Per la maggior parte degli spettatori il nome di Marco D’Amore continuerà ad essere associato al fenomeno seriale di Gomorra, la serie tv di Netflix che ha lanciato la sua carriera e lo ha trasformato in un volto riconoscibile. Ma, negli anni, Marco D’Amore ha dimostrato di volere molto altro dalla sua carriera, di essere un professionista che spazia, che sperimenta, pur rimanendo fedele al suo percorso e alle sue radici. Il risultato di questa ambizione è Caracas, lungometraggio che arriva in sala il 29 febbraio e rappresenta la seconda prova registica nell’ambito fiction dell’autore partenopeo, dopo L’Immortale (2019). Tratto dal romanzo Napoli Ferrovia di Ermanno Rea, Caracas è un film che non può fare a meno di Napoli, della sua cultura, del suo cuore e di quel certo modo di vedere al mondo che è unico e radicato nelle radici di tradizioni che sono immortali.
In Caracas, però, Napoli si fa teatro e sfondo di un mondo in bilico, sempre più orientato verso l’oscurità, lo scetticismo e tutto ciò che di putrido c’è nell’animo umano. Il giornalista Giordano Fonte (interpretato da un sempre straordinario Toni Servillo) torna a Napoli dopo aver vissuto altrove per molto tempo e la città tentacolare che si spalanca ai suoi occhi è qualcosa che non conosce più, nella quale si riconosce a malapena, e che tuttavia conserva quella sua bellezza decadente che lo affascina e lo attira a sé. Mentre è alla ricerca del bandolo della matassa che possa aiutarlo a decodificare i cambiamenti del tempo e della società, Giordano comincia a frequentare Caracas (Marco D’Amore), un personaggio fatto di contraddizioni, che milita nell’estrema destra e si sta avvicinando all’Islam, che è innamorato di Yasmina (Lina Camélia Lumbroso), una donna bellissima e impossibile, che si sta arrendendo alla droga e sembra una di quelle fiamme destinate a estinguersi in fretta. Tre personaggi distrutti, insicuri, alla ricerca di una verità che forse non esiste e che si trovano collegati in una notte che, forse, non è senza via d’uscita.

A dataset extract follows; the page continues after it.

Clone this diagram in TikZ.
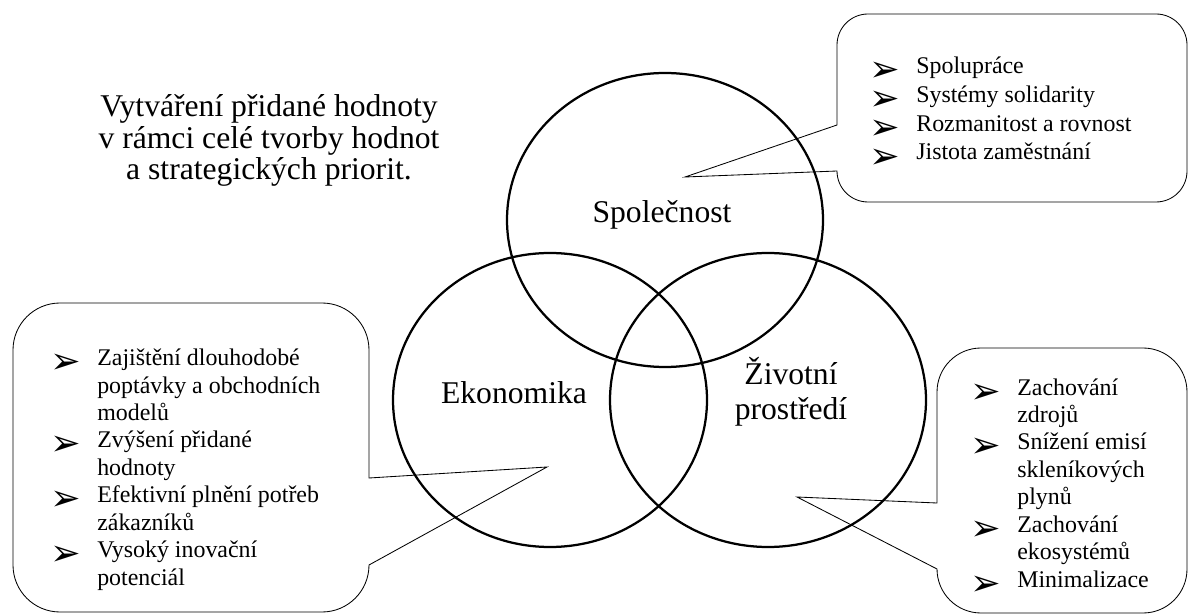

Caracas è un film oscuro, pieno di un devastante pessismo che, tuttavia, non riesce a sconfiggere la naturale tensione dei personaggi a cercare una via di fuga all’inferno che si sono costruiti con le proprie mani. In qualche modo Marco D’Amore punta a portare sul grande schermo il fallimento di un certo tipo di intellettuale, di quello che cerca di elevarsi senza riuscire a vedere che c’è bellezza anche dove essa non dovrebbe esistere. Allo stesso modo, il regista, interprete e co-autore della sceneggiatura suggerisce anche che a volte la poesia si trova nei luoghi in cui non vogliamo guardare, in quegli angoli marci che sembrano parlare solo di fallimento: ma chi lo ha detto che il fallimento non possa essere, a sua volta, terreno fertile per far fiorire qualcosa di prezioso? Caracas è lontano dall’essere un film perfetto: spesso pecca di una mancanza di equilibrio, come se il regista volesse raccontare troppo, tutto nello stesso momento: dalla violenza ai voli pindarici di uno scrittore che, a dispetto di quello che afferma, non può fare a meno di scrivere. A volte c’è il rischio di qualche ripetizione di troppo, che potrebbe indispettire chi è seduto in poltrona. Allo stesso tempo, però, D’Amore riesce a creare un universo diegetico ambivalente e inaffidabile, dove il pubblico stesso – così come i protagonisti – non sa a cosa credere, non sa se potersi fidare di quello che viene mostrato sul grande schermo. Realtà, finzione e sogno sono i tre vertici di triangolo narrativo in cui il regista fa muovere i suoi protagonisti, tutti alla ricerca della propria verità, dove perdersi significa ritrovarsi e viceversa.